De sorte que chacun est dans son rôle : les écologistes qui, le coeur sur la main, ne veulent pas qu’on rende malades les ouvriers indiens, la justice indienne qui n’a pas voulu balayer l’amiante sous le tapis, l’Etat français qui doit chercher le meilleur prix pour le démantèlement du navire. Même l’Egypte, qui n’est pas vraiment spécialisée dans l’environnement, a fait mine de retarder le navire quand il s’est présenté à l’entrée du canal de Suez. C’est dire le pouvoir de nuisance des écologistes : le gouvernement indien aurait sans doute préféré ne rien savoir et donner du travail au chantier de démolition ; le gouvernement français aurait préféré payer moins cher pour se débarrasser de ce qui n’est pas encore une épave. Mardi, Dominique de Villepin et Michèle Alliot-Marie ont déclaré, chacun de son côté, que le gouvernement français obéirait au droit indien, tel qu’il sera édicté par la Cour suprême.
SI PEU D'AMOUR POUR UNE SI BELLE REPLIQUE / NE M'APPELEZ PLUS JAMAIS CLEMENCEAUL’amiante disparu. Autrement dit, le « Clem » pourrait revenir en France, ce qui commence à faire cher pour un bateau dont personne ne veut plus. Là-dessus, on apprend (toujours ces empêcheurs de tourner en rond que sont les écologistes) qu’on ne retrouve pas une partie de la quantité d’amiante à bord du navire : elle ne serait pas à bord, elle ne serait pas davantage entre les mains de la société française qui a procédé à une partie du désamiantage.
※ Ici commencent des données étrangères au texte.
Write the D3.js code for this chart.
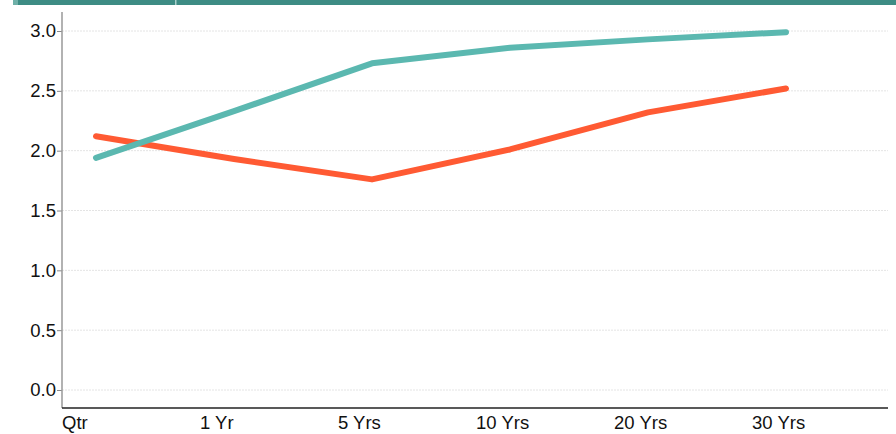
<!DOCTYPE html>
<html>
<head>
<meta charset="utf-8">
<script src="https://cdn.jsdelivr.net/npm/d3@7"></script>
<style>
  html, body { margin: 0; padding: 0; background: #fff; }
  svg text { font-family: "Liberation Sans", Arial, sans-serif; font-size: 18.5px; fill: #111; }
</style>
</head>
<body>
<div id="chart"></div>
<script>
const categories = ["Qtr", "1 Yr", "5 Yrs", "10 Yrs", "20 Yrs", "30 Yrs"];
const tealValues = [1.94, 2.33, 2.73, 2.86, 2.93, 2.99];
const orangeValues = [2.12, 1.93, 1.76, 2.01, 2.32, 2.52];
const yTicks = [0, 0.5, 1, 1.5, 2, 2.5, 3];

const width = 896, height = 434;
const svg = d3.select("#chart").append("svg")
  .attr("width", width).attr("height", height);

// top band
svg.append("rect").attr("x", 13).attr("y", 0).attr("width", width - 13).attr("height", 5)
  .attr("fill", "#3d8c84");
svg.append("rect").attr("x", 13).attr("y", 0).attr("width", 5).attr("height", 5)
  .attr("fill", "#6fb0a8");
svg.append("rect").attr("x", 175).attr("y", 0).attr("width", 1.5).attr("height", 5)
  .attr("fill", "#a9d0cb");

const x = d3.scalePoint().domain(categories).range([96, 786]);
const y = d3.scaleLinear().domain([0, 3]).range([390, 31]);

const axisLeft = 62, axisRight = 888, axisBottom = 408;

// gridlines
svg.append("g").selectAll("line").data(yTicks).enter().append("line")
  .attr("x1", axisLeft).attr("x2", axisRight)
  .attr("y1", (d) => y(d)).attr("y2", (d) => y(d))
  .attr("stroke", "#e4e4e4").attr("stroke-width", 1)
  .attr("stroke-dasharray", "2,1");

// y axis
const yAxis = svg.append("g").attr("transform", `translate(${axisLeft},0)`)
  .call(d3.axisLeft(y).tickValues(yTicks).tickFormat(d3.format(".1f")).tickSize(5).tickPadding(1));
yAxis.attr("font-size", null).attr("font-family", null);
yAxis.select(".domain").remove();
yAxis.selectAll(".tick line").attr("stroke", "#888");
yAxis.selectAll(".tick text").attr("fill", "#111");
svg.append("line").attr("x1", axisLeft).attr("x2", axisLeft)
  .attr("y1", 12).attr("y2", axisBottom).attr("stroke", "#999").attr("stroke-width", 1.5);

// x axis
svg.append("line").attr("x1", axisLeft).attr("x2", axisRight)
  .attr("y1", axisBottom).attr("y2", axisBottom).attr("stroke", "#222").attr("stroke-width", 1.5);
svg.append("g").selectAll("text").data(categories).enter().append("text")
  .attr("x", (d) => x(d) - 34).attr("y", 429)
  .attr("text-anchor", "start").text((d) => d);

const line = d3.line()
  .x((d, i) => x(categories[i]))
  .y((d) => y(d));

svg.append("path").datum(orangeValues).attr("d", line)
  .attr("fill", "none").attr("stroke", "#ff5a33").attr("stroke-width", 6)
  .attr("stroke-linecap", "round").attr("stroke-linejoin", "round");
svg.append("path").datum(tealValues).attr("d", line)
  .attr("fill", "none").attr("stroke", "#5bb8b0").attr("stroke-width", 6)
  .attr("stroke-linecap", "round").attr("stroke-linejoin", "round");
</script>
</body>
</html>
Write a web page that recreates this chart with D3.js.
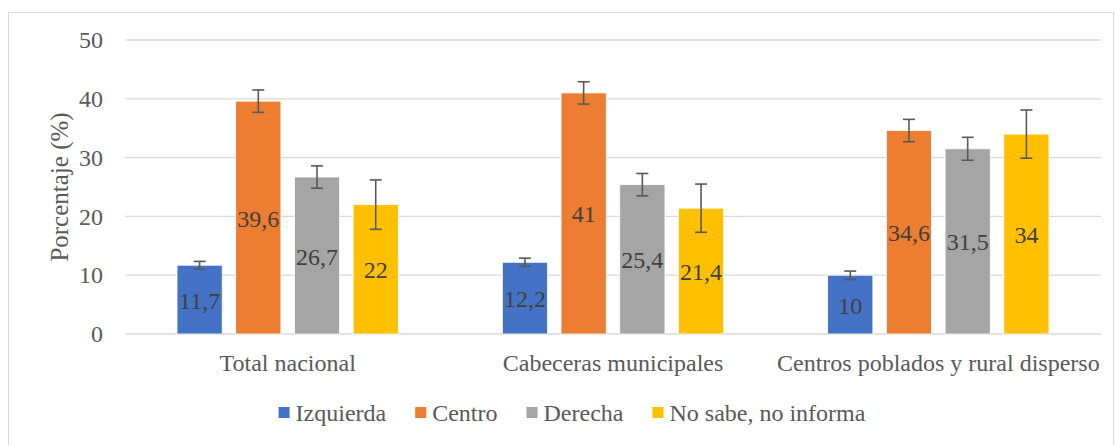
<!DOCTYPE html>
<html>
<head>
<meta charset="utf-8">
<script src="https://cdn.jsdelivr.net/npm/d3@7"></script>
<style>
  body { margin: 0; background: #fff; }
  svg text { font-family: "Liberation Serif", "Times New Roman", serif; }
</style>
</head>
<body>
<svg id="chart" width="1116" height="445"></svg>
<script>
const categories = ['Total nacional', 'Cabeceras municipales', 'Centros poblados y rural disperso'];
const seriesNames = ['Izquierda', 'Centro', 'Derecha', 'No sabe, no informa'];
const seriesColors = ['#4472C4', '#ED7D31', '#A5A5A5', '#FFC000'];
// values per category, in series order
const izquierda = [11.7, 12.2, 10];
const centro = [39.6, 41, 34.6];
const derecha = [26.7, 25.4, 31.5];
const noSabe = [22, 21.4, 34];
// error margins (+/-)
const errIzquierda = [0.65, 0.7, 0.7];
const errCentro = [1.9, 1.9, 1.9];
const errDerecha = [1.9, 1.9, 1.95];
const errNoSabe = [4.2, 4.1, 4.1];
const yTicks = [0, 10, 20, 30, 40, 50];

const values = [izquierda, centro, derecha, noSabe];
const errors = [errIzquierda, errCentro, errDerecha, errNoSabe];

const svg = d3.select('#chart');
const plotLeft = 125, plotRight = 1101, plotTop = 40, plotBottom = 334;

// chart border
svg.append('rect')
  .attr('x', 8.5).attr('y', 12.5)
  .attr('width', 1105).attr('height', 440)
  .attr('fill', 'none').attr('stroke', '#d9d9d9').attr('stroke-width', 1);

const y = d3.scaleLinear().domain([0, 50]).range([plotBottom, plotTop]);
const x0 = d3.scaleBand().domain(categories).range([plotLeft, plotRight]);
const groupPad = 52;
const x1 = d3.scaleBand().domain(seriesNames)
  .range([groupPad, x0.bandwidth() - groupPad]).paddingInner(0.23);

// gridlines
svg.append('g').selectAll('line').data(yTicks).join('line')
  .attr('x1', plotLeft).attr('x2', plotRight)
  .attr('y1', d => y(d)).attr('y2', d => y(d))
  .attr('stroke', '#d9d9d9').attr('stroke-width', 1.3);

// y axis labels
const yAxis = svg.append('g').attr('transform', `translate(${plotLeft - 22},0)`)
  .call(d3.axisLeft(y).tickValues(yTicks).tickSize(0).tickPadding(0));
yAxis.select('.domain').remove();
yAxis.selectAll('text')
  .attr('fill', '#595959').style('font-size', '24px')
  .style('font-family', '"Liberation Serif", serif');

svg.append('text')
  .attr('transform', `translate(59,${(plotTop + plotBottom) / 2}) rotate(-90)`)
  .attr('text-anchor', 'middle')
  .attr('dominant-baseline', 'central')
  .attr('fill', '#595959').style('font-size', '25px')
  .text('Porcentaje (%)');

// category labels
const xAxis = svg.append('g').attr('transform', `translate(0,${plotBottom})`)
  .call(d3.axisBottom(x0).tickSize(0).tickPadding(20));
xAxis.select('.domain').remove();
xAxis.selectAll('text')
  .attr('fill', '#595959').style('font-size', '24px')
  .style('font-family', '"Liberation Serif", serif');

// bars
const rows = [];
categories.forEach((c, ci) => {
  seriesNames.forEach((s, si) => {
    rows.push({ cat: c, series: s, color: seriesColors[si], value: values[si][ci], err: errors[si][ci] });
  });
});

const bars = svg.append('g');
bars.selectAll('rect').data(rows).join('rect')
  .attr('x', d => x0(d.cat) + x1(d.series))
  .attr('y', d => y(d.value))
  .attr('width', x1.bandwidth())
  .attr('height', d => y(0) - y(d.value))
  .attr('fill', d => d.color)
  .attr('stroke', '#ffffff').attr('stroke-width', 0.8);

// error bars
const capW = 12;
const eb = svg.append('g').attr('stroke', '#595959').attr('stroke-width', 1.6);
rows.forEach(d => {
  const cx = x0(d.cat) + x1(d.series) + x1.bandwidth() / 2;
  const yHi = y(d.value + d.err), yLo = y(d.value - d.err);
  eb.append('line').attr('x1', cx).attr('x2', cx).attr('y1', yHi).attr('y2', yLo);
  eb.append('line').attr('x1', cx - capW / 2).attr('x2', cx + capW / 2).attr('y1', yHi).attr('y2', yHi);
  eb.append('line').attr('x1', cx - capW / 2).attr('x2', cx + capW / 2).attr('y1', yLo).attr('y2', yLo);
});

// data labels centred in bars
const fmt = v => String(v).replace('.', ',');
svg.append('g').selectAll('text').data(rows).join('text')
  .attr('x', d => x0(d.cat) + x1(d.series) + x1.bandwidth() / 2)
  .attr('y', d => (y(d.value) + y(0)) / 2 + 9)
  .attr('text-anchor', 'middle')
  .attr('fill', '#404040').style('font-size', '24px')
  .text(d => fmt(d.value));

// legend
const legend = svg.append('g');
const items = legend.selectAll('g').data(seriesNames).join('g');
items.append('rect').attr('width', 11).attr('height', 11).attr('y', 407)
  .attr('fill', (d, i) => seriesColors[i]);
items.append('text').attr('x', 17).attr('y', 421)
  .attr('fill', '#595959').style('font-size', '24px')
  .text(d => d);
let widths = [];
items.each(function () { widths.push(d3.select(this).select('text').node().getComputedTextLength() + 17); });
const gap = 29;
const total = d3.sum(widths) + gap * (widths.length - 1);
let cursor = 572 - total / 2;
items.attr('transform', (d, i) => {
  const t = `translate(${cursor},0)`;
  cursor += widths[i] + gap;
  return t;
});
</script>
</body>
</html>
Laquelle société jure que le tonnage d’amiante retiré du « Clem » correspond exactement à ce qui figure sur ses factures.La ministre de la Défense, Michèle Alliot-Marie, a ordonné une enquête et insisté sur la transparence des actions de son ministère. Elle est, il est vrai, irréprochable. Elle aussi est parfaitement dans son rôle : la ministre qui a sacrifié quelques officiers, accusés d’avoir fait liquider un Ivoirien, à la justice, ne risquait pas de noyer le « Clem » dans un discours bureaucratique. Justice française, justice indienne, Michèle Alliot-Marie demeure exemplaire quand il s’agit d’appliquer un principe et de refuser tout accommodement.
En tout cas, une chose est sûre : le « Clem », que tout le monde veut oublier, a la peau dure. Il résiste si bien qu’il mérite de rentrer chez lui et de finir ses jours comme musée flottant.